REQUIREMENTS:
Repeat the lines below exactly as they appear, but leave out the images.

DATA:
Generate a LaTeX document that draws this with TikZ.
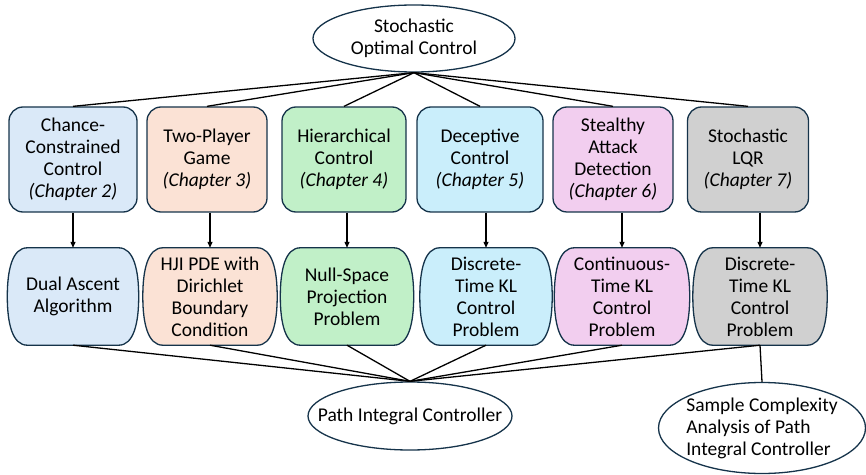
\documentclass[tikz,border=0pt]{standalone}
\usepackage{fontspec}
\setmainfont{Carlito}
\usetikzlibrary{shapes.geometric, arrows.meta, positioning, calc, backgrounds}

\definecolor{lineNavy}{HTML}{15334A}
\definecolor{fillBlue}{HTML}{DAE9F8}
\definecolor{fillPeach}{HTML}{FBE2D5}
\definecolor{fillGreen}{HTML}{C1F0C8}
\definecolor{fillCyan}{HTML}{CAEEFB}
\definecolor{fillPink}{HTML}{F2CEEF}
\definecolor{fillGray}{HTML}{D0D0D0}

\begin{document}
\begin{tikzpicture}[
    x=1pt, y=1pt,
    font=\fontsize{19.5}{22}\selectfont,
    topic/.style={ellipse, draw=lineNavy, line width=1.3pt, align=center, inner sep=0pt},
    chapter/.style={rectangle, rounded corners=14pt, draw=lineNavy, line width=1.3pt, align=center, minimum height=105pt, inner sep=0pt},
    method/.style={rectangle, align=center, minimum height=97pt, inner sep=0pt},
    outline/.style={draw=lineNavy, line width=1.3pt},
    link/.style={line width=1.3pt},
    arrow/.style={-{Triangle[length=6pt, width=5pt]}, line width=1.2pt}
]
    \useasboundingbox (0,0) rectangle (866,474);

    \node[topic, minimum width=202pt, minimum height=67pt] (soc) at (414,435.5) {Stochastic\\Optimal Control};

    % one box per chapter
    \node[chapter, fill=fillBlue, minimum width=128pt] (chance) at (73,314.5) {Chance-\\Constrained\\Control\\\textit{(Chapter 2)}};
    \node[chapter, fill=fillPeach, minimum width=120pt] (game) at (207,314.5) {Two-Player\\Game\\\textit{(Chapter 3)}};
    \node[chapter, fill=fillGreen, minimum width=124pt] (hier) at (344,314.5) {Hierarchical\\Control\\\textit{(Chapter 4)}};
    \node[chapter, fill=fillCyan, minimum width=126pt] (decep) at (480,314.5) {Deceptive\\Control\\\textit{(Chapter 5)}};
    \node[chapter, fill=fillPink, minimum width=120pt] (stealth) at (613,314.5) {Stealthy\\Attack\\Detection\\\textit{(Chapter 6)}};
    \node[chapter, fill=fillGray, minimum width=121pt] (lqr) at (748,314.5) {Stochastic\\LQR\\\textit{(Chapter 7)}};

    % the problem each chapter reduces to
    \node[method, minimum width=131pt] (dual) at (73,177.5) {Dual Ascent\\Algorithm};
    \node[method, minimum width=134pt] (hji) at (210,177.5) {HJI PDE with\\Dirichlet\\Boundary\\Condition};
    \node[method, minimum width=133pt] (nullsp) at (347,177.5) {Null-Space\\Projection\\Problem};
    \node[method, minimum width=132pt] (dtkl) at (486,177.5) {Discrete-\\Time KL\\Control\\Problem};
    \node[method, minimum width=135pt] (ctkl) at (622,177.5) {Continuous-\\Time KL\\Control\\Problem};
    \node[method, minimum width=134pt] (dtklb) at (760,177.5) {Discrete-\\Time KL\\Control\\Problem};

    % flat top and bottom, bulged sides
    \begin{scope}[on background layer]
        \foreach \n/\c in {dual/fillBlue, hji/fillPeach, nullsp/fillGreen, dtkl/fillCyan, ctkl/fillPink, dtklb/fillGray}
            \draw[outline, fill=\c]
                ($(\n.north west)+(20,0)$) -- ($(\n.north east)+(-20,0)$)
                .. controls ($(\n.north east)+(-5,0)$) and ($(\n.north east)+(0,-22)$) .. (\n.east)
                .. controls ($(\n.south east)+(0,22)$) and ($(\n.south east)+(-5,0)$) .. ($(\n.south east)+(-20,0)$)
                -- ($(\n.south west)+(20,0)$)
                .. controls ($(\n.south west)+(5,0)$) and ($(\n.south west)+(0,22)$) .. (\n.west)
                .. controls ($(\n.north west)+(0,-22)$) and ($(\n.north west)+(5,0)$) .. cycle;
    \end{scope}

    \node[topic, minimum width=204pt, minimum height=68pt, inner xsep=-40pt] (pic) at (410,58) {Path Integral Controller};
    \node[topic, minimum width=207pt, minimum height=91pt, inner sep=-10pt, align=left] (sample) at (762,46) {Sample Complexity\\Analysis of Path\\Integral Controller};

    \draw[link] (soc.south) -- (chance.north);
    \draw[link] (soc.south) -- (game.north);
    \draw[link] (soc.south) -- (hier.north);
    \draw[link] (soc.south) -- (decep.north);
    \draw[link] (soc.south) -- (stealth.north);
    \draw[link] (soc.south) -- (lqr.north);

    \draw[arrow] (chance.south -| dual.north) -- (dual.north);
    \draw[arrow] (game.south -| hji.north) -- (hji.north);
    \draw[arrow] (hier.south -| nullsp.north) -- (nullsp.north);
    \draw[arrow] (decep.south -| dtkl.north) -- (dtkl.north);
    \draw[arrow] (stealth.south -| ctkl.north) -- (ctkl.north);
    \draw[arrow] (lqr.south -| dtklb.north) -- (dtklb.north);

    \draw[link] (dual.south) -- (pic.north);
    \draw[link] (hji.south) -- (pic.north);
    \draw[link] (nullsp.south) -- (pic.north);
    \draw[link] (dtkl.south) -- (pic.north);
    \draw[link] (ctkl.south) -- (pic.north);
    \draw[link] (dtklb.south) -- (pic.north);
    \draw[link] (dtklb.south) -- (sample.north);
\end{tikzpicture}
\end{document}
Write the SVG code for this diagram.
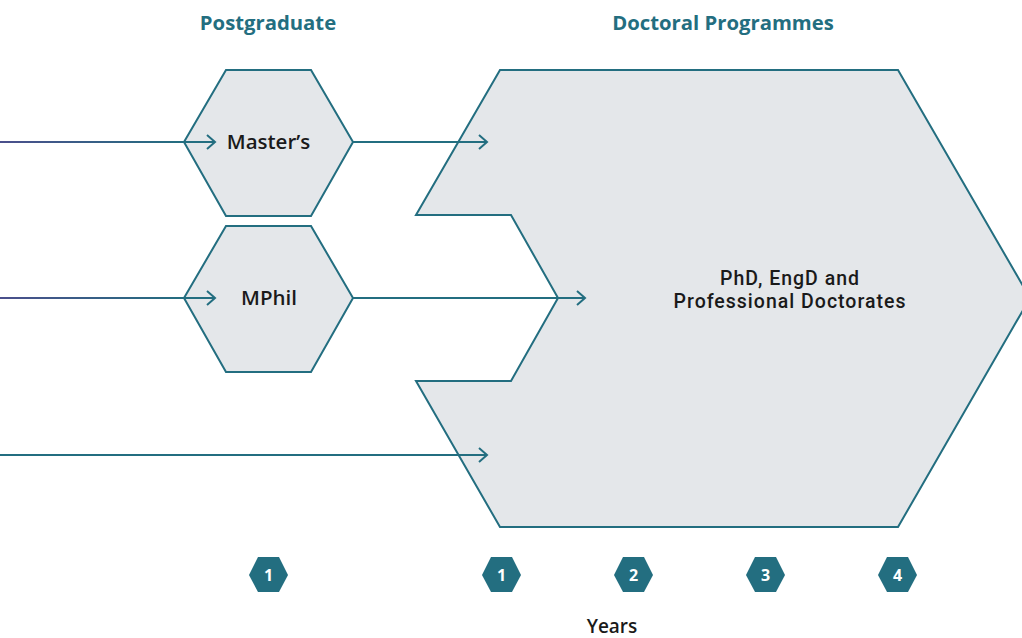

REPLY:
Generate a LaTeX document that draws this with TikZ.
\documentclass[tikz,border=0pt]{standalone}
\usepackage{fontspec}
\setmainfont{Carlito}
\usetikzlibrary{shapes.geometric, arrows.meta, positioning, calc, backgrounds}

\definecolor{lineNavy}{HTML}{15334A}
\definecolor{fillBlue}{HTML}{DAE9F8}
\definecolor{fillPeach}{HTML}{FBE2D5}
\definecolor{fillGreen}{HTML}{C1F0C8}
\definecolor{fillCyan}{HTML}{CAEEFB}
\definecolor{fillPink}{HTML}{F2CEEF}
\definecolor{fillGray}{HTML}{D0D0D0}

\begin{document}
\begin{tikzpicture}[
    x=1pt, y=1pt,
    font=\fontsize{19.5}{22}\selectfont,
    topic/.style={ellipse, draw=lineNavy, line width=1.3pt, align=center, inner sep=0pt},
    chapter/.style={rectangle, rounded corners=14pt, draw=lineNavy, line width=1.3pt, align=center, minimum height=105pt, inner sep=0pt},
    method/.style={rectangle, align=center, minimum height=97pt, inner sep=0pt},
    outline/.style={draw=lineNavy, line width=1.3pt},
    link/.style={line width=1.3pt},
    arrow/.style={-{Triangle[length=6pt, width=5pt]}, line width=1.2pt}
]
    \useasboundingbox (0,0) rectangle (866,474);

    \node[topic, minimum width=202pt, minimum height=67pt] (soc) at (414,435.5) {Stochastic\\Optimal Control};

    % one box per chapter
    \node[chapter, fill=fillBlue, minimum width=128pt] (chance) at (73,314.5) {Chance-\\Constrained\\Control\\\textit{(Chapter 2)}};
    \node[chapter, fill=fillPeach, minimum width=120pt] (game) at (207,314.5) {Two-Player\\Game\\\textit{(Chapter 3)}};
    \node[chapter, fill=fillGreen, minimum width=124pt] (hier) at (344,314.5) {Hierarchical\\Control\\\textit{(Chapter 4)}};
    \node[chapter, fill=fillCyan, minimum width=126pt] (decep) at (480,314.5) {Deceptive\\Control\\\textit{(Chapter 5)}};
    \node[chapter, fill=fillPink, minimum width=120pt] (stealth) at (613,314.5) {Stealthy\\Attack\\Detection\\\textit{(Chapter 6)}};
    \node[chapter, fill=fillGray, minimum width=121pt] (lqr) at (748,314.5) {Stochastic\\LQR\\\textit{(Chapter 7)}};

    % the problem each chapter reduces to
    \node[method, minimum width=131pt] (dual) at (73,177.5) {Dual Ascent\\Algorithm};
    \node[method, minimum width=134pt] (hji) at (210,177.5) {HJI PDE with\\Dirichlet\\Boundary\\Condition};
    \node[method, minimum width=133pt] (nullsp) at (347,177.5) {Null-Space\\Projection\\Problem};
    \node[method, minimum width=132pt] (dtkl) at (486,177.5) {Discrete-\\Time KL\\Control\\Problem};
    \node[method, minimum width=135pt] (ctkl) at (622,177.5) {Continuous-\\Time KL\\Control\\Problem};
    \node[method, minimum width=134pt] (dtklb) at (760,177.5) {Discrete-\\Time KL\\Control\\Problem};

    % flat top and bottom, bulged sides
    \begin{scope}[on background layer]
        \foreach \n/\c in {dual/fillBlue, hji/fillPeach, nullsp/fillGreen, dtkl/fillCyan, ctkl/fillPink, dtklb/fillGray}
            \draw[outline, fill=\c]
                ($(\n.north west)+(20,0)$) -- ($(\n.north east)+(-20,0)$)
                .. controls ($(\n.north east)+(-5,0)$) and ($(\n.north east)+(0,-22)$) .. (\n.east)
                .. controls ($(\n.south east)+(0,22)$) and ($(\n.south east)+(-5,0)$) .. ($(\n.south east)+(-20,0)$)
                -- ($(\n.south west)+(20,0)$)
                .. controls ($(\n.south west)+(5,0)$) and ($(\n.south west)+(0,22)$) .. (\n.west)
                .. controls ($(\n.north west)+(0,-22)$) and ($(\n.north west)+(5,0)$) .. cycle;
    \end{scope}

    \node[topic, minimum width=204pt, minimum height=68pt, inner xsep=-40pt] (pic) at (410,58) {Path Integral Controller};
    \node[topic, minimum width=207pt, minimum height=91pt, inner sep=-10pt, align=left] (sample) at (762,46) {Sample Complexity\\Analysis of Path\\Integral Controller};

    \draw[link] (soc.south) -- (chance.north);
    \draw[link] (soc.south) -- (game.north);
    \draw[link] (soc.south) -- (hier.north);
    \draw[link] (soc.south) -- (decep.north);
    \draw[link] (soc.south) -- (stealth.north);
    \draw[link] (soc.south) -- (lqr.north);

    \draw[arrow] (chance.south -| dual.north) -- (dual.north);
    \draw[arrow] (game.south -| hji.north) -- (hji.north);
    \draw[arrow] (hier.south -| nullsp.north) -- (nullsp.north);
    \draw[arrow] (decep.south -| dtkl.north) -- (dtkl.north);
    \draw[arrow] (stealth.south -| ctkl.north) -- (ctkl.north);
    \draw[arrow] (lqr.south -| dtklb.north) -- (dtklb.north);

    \draw[link] (dual.south) -- (pic.north);
    \draw[link] (hji.south) -- (pic.north);
    \draw[link] (nullsp.south) -- (pic.north);
    \draw[link] (dtkl.south) -- (pic.north);
    \draw[link] (ctkl.south) -- (pic.north);
    \draw[link] (dtklb.south) -- (pic.north);
    \draw[link] (dtklb.south) -- (sample.north);
\end{tikzpicture}
\end{document}
Write the SVG code for this diagram.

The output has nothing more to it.